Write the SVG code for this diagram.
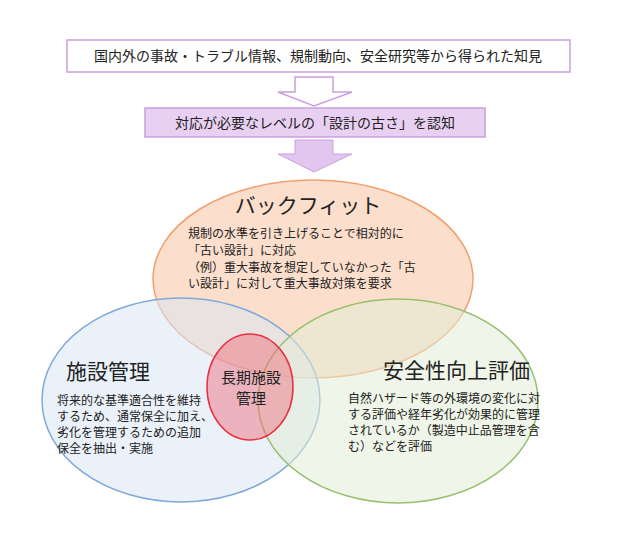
<svg xmlns="http://www.w3.org/2000/svg" width="630" height="538" viewBox="0 0 630 538">
<style>
text{font-family:"Noto Sans CJK JP","Noto Sans",sans-serif;fill:#222}
.b{font-size:12px}
.h{font-size:21px}
</style>
<rect width="630" height="538" fill="#fff"/>
<g id="box1"><rect x="67" y="40" width="503" height="32" fill="#fff" stroke="#c9a0dc" stroke-width="1.5"/>
<text x="318" y="61" text-anchor="middle" font-size="14">国内外の事故・トラブル情報、規制動向、安全研究等から得られた知見</text></g>
<g id="box2"><rect x="145" y="108" width="340" height="29" fill="#e8d0f2" stroke="#c9a0dc" stroke-width="1.5"/>
<text x="315" y="128" text-anchor="middle" font-size="14">対応が必要なレベルの「設計の古さ」を認知</text></g>
<g id="connectors">
<path d="M295 77H333V92H352L314 106L278 92H295Z" fill="#fff" stroke="#c9a0dc" stroke-width="1.5"/>
<path d="M295 140H333V154H352L314 172L278 154H295Z" fill="#e3c6f0" stroke="#c9a0dc" stroke-width="1"/>
</g>
<g id="backfit"><ellipse cx="313" cy="279" rx="160" ry="99" fill="#f8c8a8" fill-opacity="0.6" stroke="#f0a070" stroke-width="1.5"/>
<text x="308" y="213" text-anchor="middle" class="h">バックフィット</text>
<text class="b" x="188" y="238">規制の水準を引き上げることで相対的に</text>
<text class="b" x="188" y="255">「古い設計」に対応</text>
<text class="b" x="188" y="272">（例）重大事故を想定していなかった「古</text>
<text class="b" x="188" y="288">い設計」に対して重大事故対策を要求</text></g>
<g id="shisetsu"><ellipse cx="181" cy="400" rx="139" ry="102" fill="#d8e6f4" fill-opacity="0.55" stroke="#80a8d8" stroke-width="1.5"/>
<text x="66" y="379" class="h">施設管理</text>
<text class="b" x="57" y="405">将来的な基準適合性を維持</text>
<text class="b" x="57" y="421">するため、通常保全に加え、</text>
<text class="b" x="57" y="437">劣化を管理するための追加</text>
<text class="b" x="57" y="453">保全を抽出・実施</text></g>
<g id="anzen"><ellipse cx="398" cy="401" rx="140" ry="102" fill="#e2ecd6" fill-opacity="0.55" stroke="#98c070" stroke-width="1.5"/>
<text x="383" y="378" class="h">安全性向上評価</text>
<text class="b" x="348" y="403">自然ハザード等の外環境の変化に対</text>
<text class="b" x="348" y="419">する評価や経年劣化が効果的に管理</text>
<text class="b" x="348" y="435">されているか（製造中止品管理を含</text>
<text class="b" x="348" y="451">む）などを評価</text></g>
<g id="choki"><ellipse cx="250" cy="387" rx="43" ry="53" fill="#f06878" fill-opacity="0.45" stroke="#e83040" stroke-width="1.5"/>
<text x="251" y="383" text-anchor="middle" font-size="15">長期施設</text>
<text x="251" y="404" text-anchor="middle" font-size="15">管理</text></g>
</svg>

● **TASK TO CARRY OUT**: Without including any picture, repeat the data exactly.

● **SOLUTION TO THIS TASK**:
Write the SVG code for this diagram.
<svg xmlns="http://www.w3.org/2000/svg" width="630" height="538" viewBox="0 0 630 538">
<style>
text{font-family:"Noto Sans CJK JP","Noto Sans",sans-serif;fill:#222}
.b{font-size:12px}
.h{font-size:21px}
</style>
<rect width="630" height="538" fill="#fff"/>
<g id="box1"><rect x="67" y="40" width="503" height="32" fill="#fff" stroke="#c9a0dc" stroke-width="1.5"/>
<text x="318" y="61" text-anchor="middle" font-size="14">国内外の事故・トラブル情報、規制動向、安全研究等から得られた知見</text></g>
<g id="box2"><rect x="145" y="108" width="340" height="29" fill="#e8d0f2" stroke="#c9a0dc" stroke-width="1.5"/>
<text x="315" y="128" text-anchor="middle" font-size="14">対応が必要なレベルの「設計の古さ」を認知</text></g>
<g id="connectors">
<path d="M295 77H333V92H352L314 106L278 92H295Z" fill="#fff" stroke="#c9a0dc" stroke-width="1.5"/>
<path d="M295 140H333V154H352L314 172L278 154H295Z" fill="#e3c6f0" stroke="#c9a0dc" stroke-width="1"/>
</g>
<g id="backfit"><ellipse cx="313" cy="279" rx="160" ry="99" fill="#f8c8a8" fill-opacity="0.6" stroke="#f0a070" stroke-width="1.5"/>
<text x="308" y="213" text-anchor="middle" class="h">バックフィット</text>
<text class="b" x="188" y="238">規制の水準を引き上げることで相対的に</text>
<text class="b" x="188" y="255">「古い設計」に対応</text>
<text class="b" x="188" y="272">（例）重大事故を想定していなかった「古</text>
<text class="b" x="188" y="288">い設計」に対して重大事故対策を要求</text></g>
<g id="shisetsu"><ellipse cx="181" cy="400" rx="139" ry="102" fill="#d8e6f4" fill-opacity="0.55" stroke="#80a8d8" stroke-width="1.5"/>
<text x="66" y="379" class="h">施設管理</text>
<text class="b" x="57" y="405">将来的な基準適合性を維持</text>
<text class="b" x="57" y="421">するため、通常保全に加え、</text>
<text class="b" x="57" y="437">劣化を管理するための追加</text>
<text class="b" x="57" y="453">保全を抽出・実施</text></g>
<g id="anzen"><ellipse cx="398" cy="401" rx="140" ry="102" fill="#e2ecd6" fill-opacity="0.55" stroke="#98c070" stroke-width="1.5"/>
<text x="383" y="378" class="h">安全性向上評価</text>
<text class="b" x="348" y="403">自然ハザード等の外環境の変化に対</text>
<text class="b" x="348" y="419">する評価や経年劣化が効果的に管理</text>
<text class="b" x="348" y="435">されているか（製造中止品管理を含</text>
<text class="b" x="348" y="451">む）などを評価</text></g>
<g id="choki"><ellipse cx="250" cy="387" rx="43" ry="53" fill="#f06878" fill-opacity="0.45" stroke="#e83040" stroke-width="1.5"/>
<text x="251" y="383" text-anchor="middle" font-size="15">長期施設</text>
<text x="251" y="404" text-anchor="middle" font-size="15">管理</text></g>
</svg>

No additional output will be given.